A strawman usage might have a constructor that takes a key as input, statically cache the result of is_supported inside a constructor, instantiate an object with a given key by calling init, and expose the crypto operation functions as methods on the object.

AEAD

Contiguous AEAD

The contiguous AEAD API has two crypto operation functions, encrypt and decrypt. encrypt and decrypt take pointers to an initialized struct, and buffers for the nonce, aad, tag, plaintext, and ciphertext. The plaintext and ciphertext buffers MUST either be identical or entirely disjoint. i.e. in-place encryption is supported. The remaining buffers, nonce, aad, and tag may not intersect with any output buffers. If a call to decrypt returns false, no guarantees are made with respect to the state of the plaintext output buffer.
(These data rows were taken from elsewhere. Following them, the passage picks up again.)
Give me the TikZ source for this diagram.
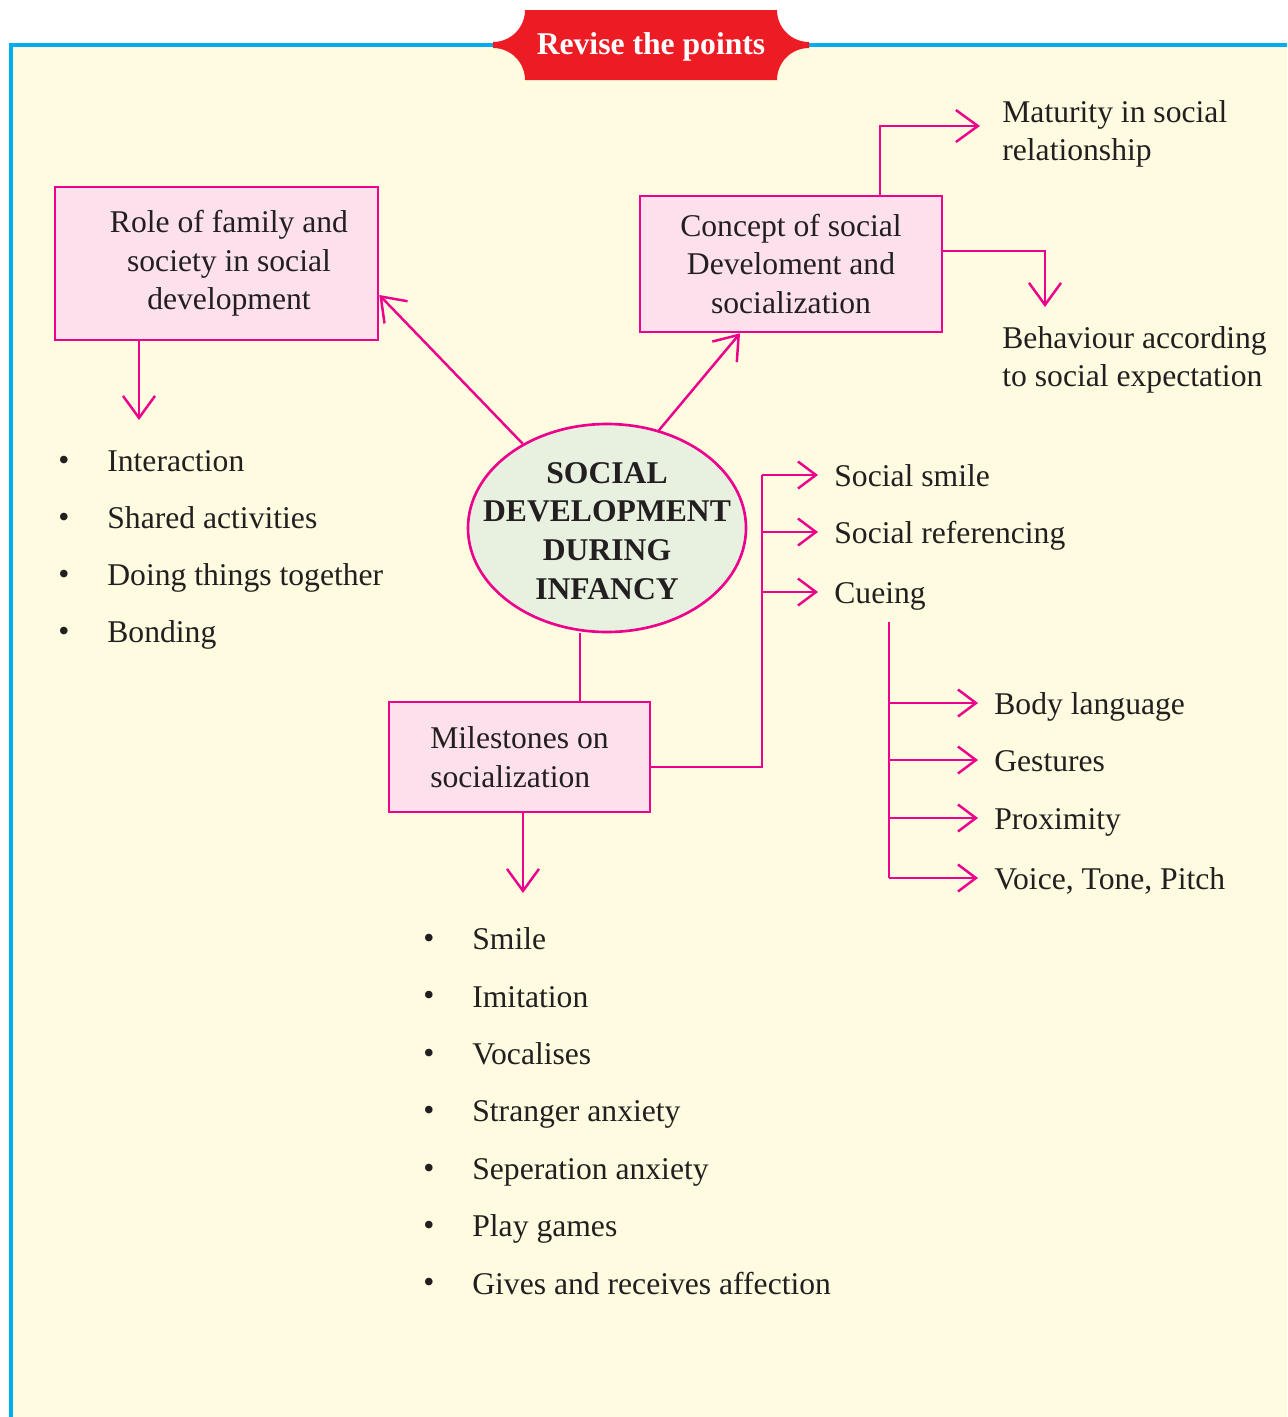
\documentclass[tikz,border=0pt]{standalone}
\usepackage{fontspec}
\setmainfont{Liberation Serif}
\usetikzlibrary{arrows.meta,shapes.geometric}
\definecolor{magline}{HTML}{EC008C}
\definecolor{boxpink}{HTML}{FCE0EC}
\definecolor{ellgreen}{HTML}{E8F1E0}
\definecolor{cream}{HTML}{FEFBE0}
\definecolor{framecyan}{HTML}{00AEEF}
\definecolor{bannerred}{HTML}{ED1C24}
\definecolor{inkgrey}{HTML}{231F20}

\begin{document}
\begin{tikzpicture}[>={Straight Barb[length=0.44cm,width=0.64cm]},
    every node/.style={align=center,text=inkgrey,font=\fontsize{18}{22}\selectfont},
    link/.style={draw=magline,line width=1.4pt},
    twig/.style={link,-{Straight Barb[length=0.36cm,width=0.54cm]}},
    topic/.style={draw=magline,line width=1.5pt,fill=boxpink,inner sep=0pt},
    note/.style={anchor=west,align=left,inner xsep=0.32cm,inner ysep=0pt},
    leaf/.style={note,text height=0.45cm,text depth=0cm},
    item/.style={anchor=west,inner sep=0pt,text height=0.45cm,text depth=0.12cm}]
    % page and frame
    \useasboundingbox (0,0) rectangle (25.74,-28.34);
    \fill[cream] (0.22,-0.90) rectangle (25.74,-28.34);
    \draw[framecyan,line width=2.2pt] (25.74,-0.90) -- (0.22,-0.90) -- (0.22,-28.34);
    % banner
    \fill[bannerred] (10.50,-0.20) arc[start angle=0,end angle=-90,radius=0.64] -- ++(0,-0.12)
      arc[start angle=90,end angle=0,radius=0.64] -- (15.54,-1.60)
      arc[start angle=180,end angle=90,radius=0.64] -- ++(0,0.12)
      arc[start angle=-90,end angle=-180,radius=0.64] -- cycle;
    \node[text=white,font=\bfseries\fontsize{18}{22}\selectfont] (banner) at (13.02,-0.93) {Revise the points};
    % centre and topics
    \node[ellipse,draw=magline,line width=1.5pt,fill=ellgreen,minimum width=5.56cm,minimum height=4.16cm,
      inner sep=0pt] (core) at (12.14,-10.56) {};
    \node[font=\bfseries\fontsize{18}{22}\selectfont] (coretext) at ([yshift=-0.06cm]core.center)
      {SOCIAL\\DEVELOPMENT\\DURING\\INFANCY};
    \node[topic,minimum width=6.46cm,minimum height=3.06cm] (family) at (4.33,-5.27)
      {\hspace*{0.5cm}Role of family and\\\hspace*{0.5cm}society in social\\\hspace*{0.5cm}development};
    \node[topic,minimum width=6.04cm,minimum height=2.72cm] (concept) at (15.82,-5.28)
      {Concept of social\\Develoment and\\socialization};
    \node[topic,minimum width=5.22cm,minimum height=2.20cm,align=left] (miles) at (10.39,-15.14)
      {Milestones on\\socialization};
    % outcomes
    \node[note] (mature) at (19.72,-2.68) {Maturity in social\\relationship};
    \node[note] (behave) at (19.72,-7.20) {Behaviour according\\to social expectation};
    \node[leaf] (smile) at (16.36,-9.50) {Social smile};
    \node[leaf] (refer) at (16.36,-10.64) {Social referencing};
    \node[leaf] (cue) at (16.36,-11.84) {Cueing};
    \node[leaf] (body) at (19.56,-14.06) {Body language};
    \node[leaf] (gest) at (19.56,-15.20) {Gestures};
    \node[leaf] (prox) at (19.56,-16.36) {Proximity};
    \node[leaf] (voice) at (19.56,-17.56) {Voice, Tone, Pitch};
    % lists
    \foreach \t [count=\i] in {Interaction,Shared activities,Doing things together,Bonding}{
      \node[item] (fam\i) at (2.14,{-8.13-1.14*\i}) {\t};
      \node (famdot\i) at (1.28,{-8.13-1.14*\i}) {\textbullet};
    }
    \foreach \t [count=\i] in {Smile,Imitation,Vocalises,Stranger anxiety,Seperation anxiety,Play games,Gives and receives affection}{
      \node[item] (mile\i) at (9.44,{-17.68-1.148*\i}) {\t};
      \node (miledot\i) at (8.58,{-17.68-1.148*\i}) {\textbullet};
    }
    % connectors
    \draw[link,->] (core.135) -- ([yshift=-0.63cm]family.east);
    \draw[link,->] (core.62) -- ([xshift=-1.02cm]concept.south);
    \draw[link] ([xshift=-0.54cm]core.south) -- ([xshift=-0.54cm]core.south |- miles.north);
    \coordinate (famtip) at (2.78,-8.40);
    \draw[link,->] (family.south -| famtip) -- (famtip);
    \coordinate (maturetip) at (19.60,-2.52);
    \draw[link,->] ([xshift=1.78cm]concept.north) |- (maturetip);
    \coordinate (behavetip) at (20.90,-6.14);
    \draw[link,->] ([yshift=0.26cm]concept.east) -| (behavetip);
    \coordinate (milestip) at (10.46,-17.86);
    \draw[link,->] (miles.south -| milestip) -- (milestip);
    \coordinate (milesbar) at (15.24,-9.50);
    \draw[link] ([yshift=-0.20cm]miles.east) -| (milesbar);
    \foreach \n in {smile,refer,cue} \draw[twig] (milesbar |- \n.west) -- (\n.west);
    \coordinate (cuetop) at (17.78,-12.44);
    \coordinate (cuebot) at (17.78,-17.56);
    \draw[link] (cuetop) -- (cuebot);
    \foreach \n in {body,gest,prox,voice} \draw[twig] (cuetop |- \n.west) -- (\n.west);
\end{tikzpicture}
\end{document}
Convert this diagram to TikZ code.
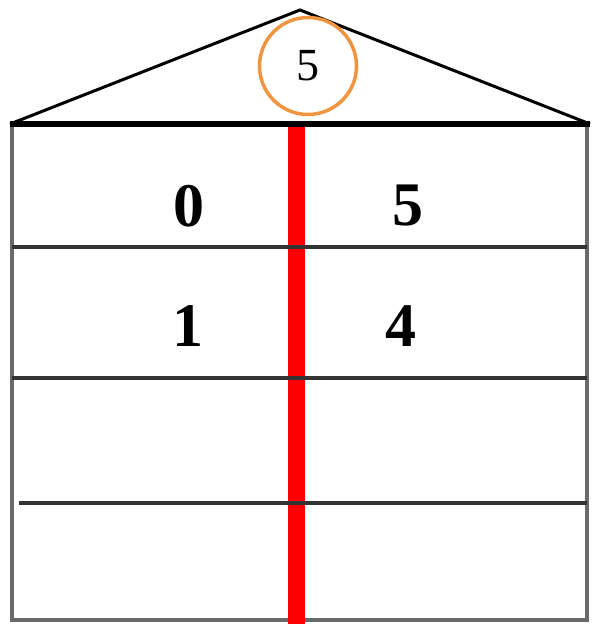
\documentclass[tikz,border=0pt]{standalone}
\usepackage{fontspec}
\setmainfont{Liberation Serif}
\definecolor{ring}{HTML}{F0953F}
\definecolor{wall}{HTML}{6A6A6A}
\tikzset{
  num/.style={inner sep=0pt,font=\fontsize{62}{64}\selectfont\bfseries},
  top/.style={circle,draw=ring,line width=3.5pt,fill=white,minimum size=97pt,inner sep=0pt,font=\fontsize{46}{48}\selectfont},
  floor/.style={line width=3.5pt,draw=black!80},
  side/.style={line width=4.5pt,draw=wall},
  split/.style={line width=17pt,draw=red},
}
\begin{document}
\begin{tikzpicture}[x=1pt,y=-1pt]
\useasboundingbox (0,0) rectangle (597,624);
% roof
\draw[line width=3pt,line join=miter] (10,124) -- (300,10) -- (590,124);
% walls
\draw[side] (12,124) -- (12,620) -- (587,620) -- (587,124);
% middle bar
\draw[split] (296,124) -- (296,624);
% floors
\draw[floor] (12,247) -- (587,247);
\draw[floor] (12,378) -- (587,378);
\draw[floor] (19,503) -- (587,503);
\draw[line width=5.5pt] (10,124) -- (590,124);
% numbers
\node[top] (c) at (308,66) {5};
\node[num] (a1) at (189,206) {0};
\node[num] (b1) at (408,206) {5};
\node[num] (a2) at (188,326) {1};
\node[num] (b2) at (401,326) {4};
\end{tikzpicture}
\end{document}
In particular, we make the explicit design choice to not pay the performance penalty of zeroing the plaintext output buffer.

MAC

Contiguous MAC

The contiguous MAC API has two crypto operations functions, sign and verify. sign will construct a tag for a given message. The verify function will return true for a given (message, tag) pair if and only if the pair was produced by the sign function.

Algorithms and platforms

We produce assembly for the following micro-architectures, only some assembly has been optimized for the target platform and algorithm.

  • HW = Haswell
  • BW = Broadwell
  • SL = Skylake
  • SLX = SkylakeX
  • TL = Tigerlake
primitive algorithm HW BW SL SLX TL
AEAD aes256gcm
AEAD aes256gcmsiv
AEAD aes256gcmdndk
MAC sivmac

License

Haberdashery is dual-licensed under either the MIT License or the Apache License, Version 2.0, as found in the LICENSE-MIT and LICENSE-APACHE files. You may select, at your option, one of the above-listed licenses.